It's not the go-to place for the young and restless hipster set; that's 529 EAV. Nor is it the neighborhood watering hole for indie music devotées; that's the EARL. It's also not trying out-Mary Mary's.
What the Asylum is trying to be is a place for everyone.
The bar has undergone several behind-the-scenes transformations in recent months, including bringing in a new majority owner, a new chef and general manager.
Meanwhile, it still is entangled in a row with Neighborhood Planning Unit-W over its liquor license.
City codes allow an establishment to have live entertainment and sell beer and wine. But in order to sell hard liquor such as vodka and have live entertainment, it can't be within 300 feet of the nearest residential property.
NPU-W's interpretation of measuring the distance is from closest point to closest point between properties. Asylum's stance has been front door to front door.
The bar, which has had live entertainment and sold hard liquor, has a "due cause" hearing Tuesday, Jan. 8, before the city's License Review Board.
The due cause is "operating a business without an occupation tax registration certificate/allowing live entertainment although the restaurant has not been approved for live entertainment.," as written on the LRB's agenda.

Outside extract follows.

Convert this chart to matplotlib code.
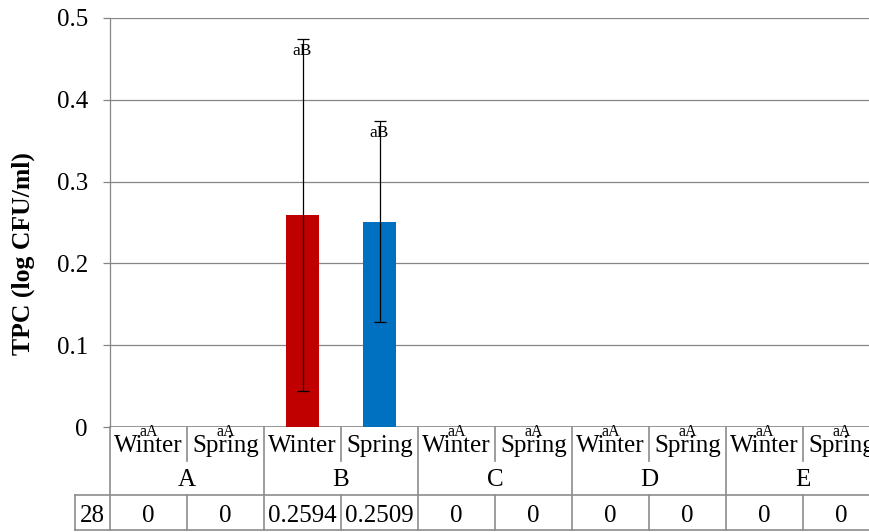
import matplotlib
matplotlib.use("Agg")
import matplotlib.pyplot as plt
from matplotlib.transforms import blended_transform_factory
import numpy as np

groups = ["A", "B", "C", "D", "E"]
seasons = ["Winter", "Spring"]
values = [0, 0, 0.2594, 0.2509, 0, 0, 0, 0, 0, 0]
errors = [0, 0, 0.215, 0.123, 0, 0, 0, 0, 0, 0]
letters = ["aA", "aA", "aB", "aB", "aA", "aA", "aA", "aA", "aA", "aA"]
row_label = "28"
value_labels = ["0", "0", "0.2594", "0.2509", "0", "0", "0", "0", "0", "0"]
yticks = [0, 0.1, 0.2, 0.3, 0.4, 0.5]

plt.rcParams['font.family'] = ['Liberation Serif', 'DejaVu Serif']

W, H = 870, 532
fig = plt.figure(figsize=(W / 100, H / 100), dpi=100)
left_px, right_px, top_px, bot_px = 110, 880, 18, 427
ax = fig.add_axes([left_px / W, (H - bot_px) / H, (right_px - left_px) / W, (bot_px - top_px) / H])

n = len(values)
x = np.arange(n)
bar_colors = ["#C00000" if i % 2 == 0 else "#0070C0" for i in range(n)]
ax.bar(x, values, width=0.42, color=bar_colors, zorder=3)

for i in range(n):
    if errors[i] > 0:
        ax.errorbar(x[i], values[i], yerr=errors[i], fmt='none', ecolor='black',
                    elinewidth=0.9, capsize=4.3, capthick=0.9, zorder=4)

for i in range(n):
    top = values[i] + errors[i]
    if errors[i] > 0:
        ax.annotate(letters[i], (x[i], top), xytext=(0, -16), textcoords='offset pixels',
                    ha='center', va='baseline', fontsize=12.5, zorder=5)
    else:
        ax.annotate(letters[i], (x[i], 0), xytext=(0, -9), textcoords='offset pixels',
                    ha='center', va='baseline', fontsize=11.5, zorder=5, annotation_clip=False)

ax.set_xlim(-0.5, n - 0.5)
ax.set_ylim(0, 0.5)
ax.set_yticks(yticks)
ax.set_yticklabels([f"{t:g}" for t in yticks], fontsize=18)
ax.set_xticks([])
ax.grid(axis='y', color='#868686', linewidth=0.9, zorder=0)
for s in ['top', 'right', 'bottom']:
    ax.spines[s].set_visible(False)
ax.spines['left'].set_color('#868686')
ax.spines['left'].set_linewidth(0.9)
ax.tick_params(axis='y', length=5, width=0.9, color='#868686', pad=11)
ax.axhline(0, color='#868686', linewidth=1.2, zorder=2)

ax.set_ylabel("TPC (log CFU/ml)", fontsize=18.5, fontweight='bold', labelpad=0)
ax.yaxis.set_label_coords(-(110 - 35) / (right_px - left_px), (bot_px - 254) / (bot_px - top_px))

# category table below axis
ph = bot_px - top_px
def yf(px):
    return (bot_px - px) / ph

tr = blended_transform_factory(ax.transData, ax.transAxes)
lc = '#8c8c8c'
lw = 1.2
kw = dict(transform=tr, color=lc, linewidth=lw, clip_on=False)
fs = 18

for i in range(n):
    ax.text(x[i], yf(452), seasons[i % 2], transform=tr, ha='center', va='baseline', fontsize=fs)
    ax.text(x[i], yf(522), value_labels[i], transform=tr, ha='center', va='baseline', fontsize=fs)
for g, name in enumerate(groups):
    ax.text(2 * g + 0.5, yf(486), name, transform=tr, ha='center', va='baseline', fontsize=fs)

for i in range(n + 1):
    xb = i - 0.5
    if i % 2 == 0:
        ax.plot([xb, xb], [yf(427), yf(530)], **kw)
    else:
        ax.plot([xb, xb], [yf(427), yf(461)], **kw)
        ax.plot([xb, xb], [yf(495), yf(530)], **kw)

x28 = -0.5 - 35 / 77
ax.plot([x28, n - 0.5], [yf(495), yf(495)], **kw)
ax.plot([x28, n - 0.5], [yf(530), yf(530)], **kw)
ax.plot([x28, x28], [yf(495), yf(530)], **kw)
ax.text((x28 - 0.5) / 2, yf(522), row_label, transform=tr, ha='center', va='baseline', fontsize=fs)

fig.savefig("out.png", dpi=100)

Salvatore Insinga, the Asylum's general manager, told East Atlanta Patch the Asylum's owners believe they are in the right.
What the bar is focused on right now is carving out an identity and niche.
"We're trying to produce a really good product for the East Atlanta Village," Insinga said.
Mike Comastro, who now is majority owner, wants the venue to focus on how it wants to define itself. (Brian Michael Sawyer, the original owner, retains a minority ownership stake.)
To that end, the bar is focused more on its music offerings and efforts to carve a niche from the Village's other music venues, he said.
"It went through an identity crisis," Insinga said.
The plan is to offer a steady variety of entertainment offerings: On Mondays, live comedy; two Tuesdays a month, hip-hop; on Wednesdays, punk and metal, and Thursdays, Fridays and Saturdays, electronic dance music.
In most cases, Asylum won't charge a cover, he said, adding the venue has bookings through April 2013.
"I want to have something for everybody," Insinga said, adding the sound and lighting in the venue have been overhauled at a cost of about $100,000.
But Insinga said the changes under Comastro, who owns several Chicago's Pizzas in Kennesaw and Smyrna, as well as in Jacksonville, Fla., will allow Asylum to build on its goal of appealing to a variety of audiences via a regular lineup of different entertainment options.
"We're trying to put quality shows for people," he said. "We don't think there's any other way."